Shorn of their best player (yes, Andrews), Ireland almost inevitably conceded again, although it took a beautifully balanced over-the-shoulder number from substitute Balotelli to do it. Balotelli was primed to celebrate AT somebody on the sidelines rather than with his team-mates and may have been fortunate that Leonardo Bonucci produced the best bit of defensive work of the night, covering Balotelli’s big, and possibly potty-mouthed gob before any damage could be done. The first chants of “Italia, Italia” to reach the TV effects microphones came in the 86th-minute. And the cheers which greeted the final whistle were muted (although they would have been drowned out by the Fields of bloody Athenry anyway).

A Croatian equaliser against Spain would have put Italy out. The “head-to-head” rule would have been unable to separate the three sides, as they would have drawn one-each with each other and Italy would have lost out to Croatia on goals scored. So it was a nervous Italian team swapping shirts with the exhausted Irish – Balotelli underwhelmed at the offer of Given’s goalkeeping jersey, when he probably fancied Andrews’ shirt after the Irishman’s post-dismissal tantrum. Players such as Cassano and Buffon were especially ill-at-ease, having experienced a competition exit in exactly these circumstances in 2004. So the news that Spain had shuffled to victory was greeted with a touch more joy than qualification for the quarter-finals would ordinarily produce.

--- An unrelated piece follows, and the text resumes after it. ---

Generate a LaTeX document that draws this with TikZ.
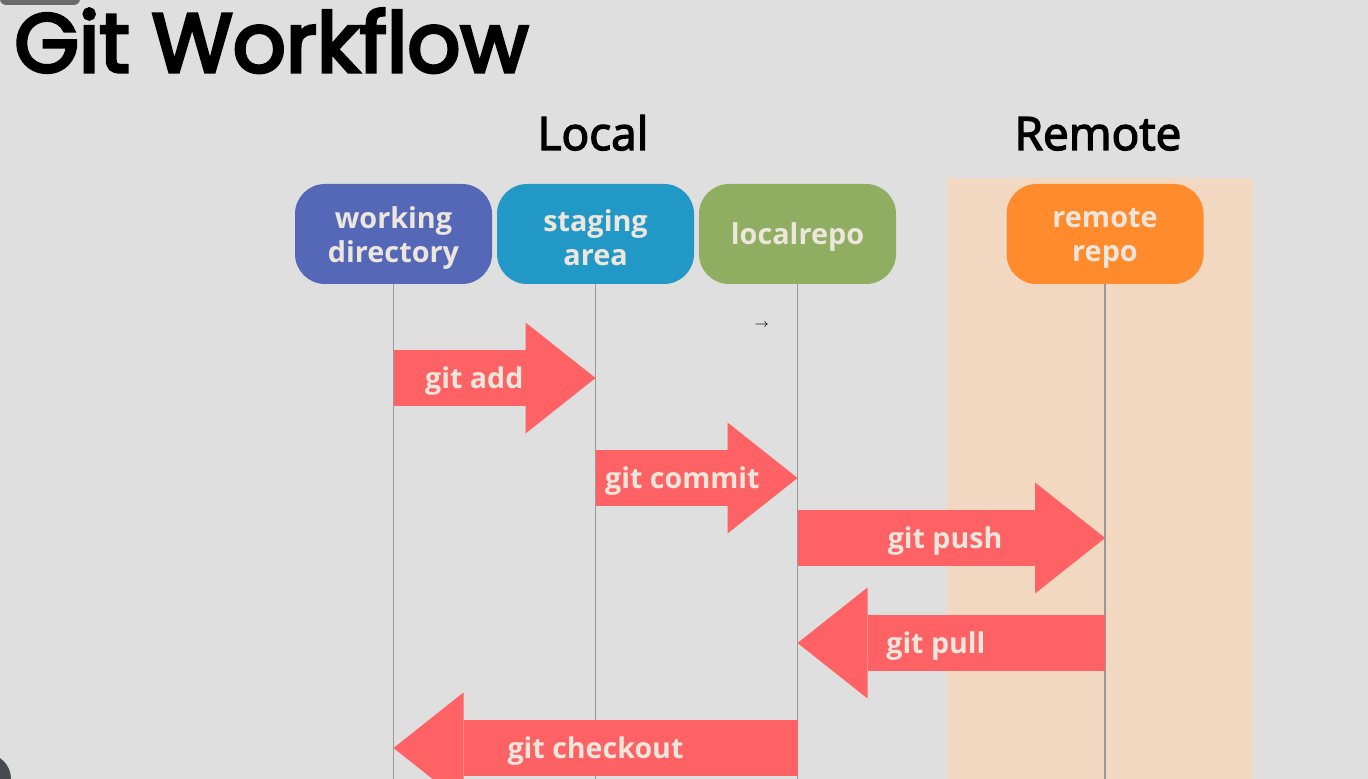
\documentclass[tikz,border=0pt]{standalone}
\usepackage{fontspec}
\setmainfont{Open Sans}
\newfontfamily\titlefont[FakeBold=4]{Poppins}
\newfontfamily\headfont[FakeBold=3]{Open Sans}
\usetikzlibrary{arrows.meta}
\definecolor{bggray}{HTML}{DFDFDF}
\definecolor{bandorange}{HTML}{F2D8C0}
\definecolor{wdblue}{HTML}{5568B8}
\definecolor{sablue}{HTML}{2298C6}
\definecolor{lrgreen}{HTML}{8FAE62}
\definecolor{rrorange}{HTML}{FF8B2C}
\definecolor{arrowred}{HTML}{FF6264}
\definecolor{cream}{HTML}{EDE6DC}
\definecolor{linegray}{HTML}{999999}
\definecolor{tabgray}{HTML}{6A6A6A}
\definecolor{dotgray}{HTML}{474B50}
\begin{document}
\begin{tikzpicture}[x=0.5pt,y=-0.5pt,
    box/.style={rounded corners=15pt, minimum width=98.5pt, minimum height=50pt, inner sep=0pt},
    boxtext/.style={align=center, text=cream, yshift=-2pt, font=\fontsize{14.4}{17}\selectfont\bfseries},
    lifeline/.style={draw=linegray, line width=0.9pt},
    gitarrow/.style={draw=arrowred, line width=28pt,
      -{Triangle[length=35pt, width=55.5pt, line width=0pt]}},
    cmd/.style={text=cream, yshift=-1.5pt, font=\fontsize{14.3}{16}\selectfont\bfseries}]
  \useasboundingbox (0,0) rectangle (1368,779);
  \clip (0,0) rectangle (1368,779);
  \fill[bggray] (0,0) rectangle (1368,779);
  \fill[tabgray, rounded corners=3pt] (0,-12) rectangle (80,5);
  \fill[bandorange] (947,178) rectangle (1253,779);
  \node[anchor=base west, inner sep=0pt, font=\titlefont\fontsize{41.5}{41.5}\selectfont] (title) at (14,72) {Git Workflow};
  \node[anchor=base, font=\headfont\fontsize{23}{23}\selectfont] (local) at (593,150) {Local};
  \node[anchor=base, font=\headfont\fontsize{23}{23}\selectfont] (remote) at (1098,150) {Remote};
  \node[box, fill=wdblue, label={[boxtext]center:working\\directory}] (wd) at (393.5,234) {};
  \node[box, fill=sablue, label={[boxtext]center:staging\\area}] (sa) at (595.5,234) {};
  \node[box, fill=lrgreen, label={[boxtext, yshift=0.5pt]center:localrepo}] (lr) at (797.5,234) {};
  \node[box, fill=rrorange, label={[boxtext]center:remote\\repo}] (rr) at (1105,234) {};
  \draw[lifeline] (wd.south) -- (wd |- 0,779);
  \draw[lifeline] (sa.south) -- (sa |- 0,779);
  \draw[lifeline] (lr.south) -- (lr |- 0,779);
  \draw[lifeline] (rr.south) -- (rr |- 0,779);
  \node (cursor) at (762,325) {\fontsize{6}{7}\selectfont$\rightarrow$};
  \draw[gitarrow] (wd |- 0,378) -- (sa |- 0,378) node[cmd, pos=0.4] {git add};
  \draw[gitarrow] (sa |- 0,478) -- (lr |- 0,478) node[cmd, pos=0.43] {git commit};
  \draw[gitarrow] (lr |- 0,538) -- (rr |- 0,538) node[cmd, pos=0.48] {git push};
  \draw[gitarrow] (rr |- 0,643) -- (lr |- 0,643) node[cmd, pos=0.55] {git pull};
  \draw[gitarrow] (lr |- 0,748) -- (wd |- 0,748) node[cmd, pos=0.5] {git checkout};
  \fill[dotgray] (-14.5,779) circle (25.5);
\end{tikzpicture}
\end{document}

Justice was only partly served by this group. Ireland emerged from it with the joint-worst record since the finals themselves first had qualifying groups in 1980 (level with Yugoslavia in 1984, since you ask). Yet while you suspect that they might have given Greece a run for their money in normal circumstances, Ireland were super-bad. Meanwhile, Croatia are going home having done not very much wrong at all, with time to ponder a competition draw which leaves the Czech Republic in the quarter-finals instead. And Spain and Italy will advance to meet Ukraine, France or England. This tournament is toasting nicely.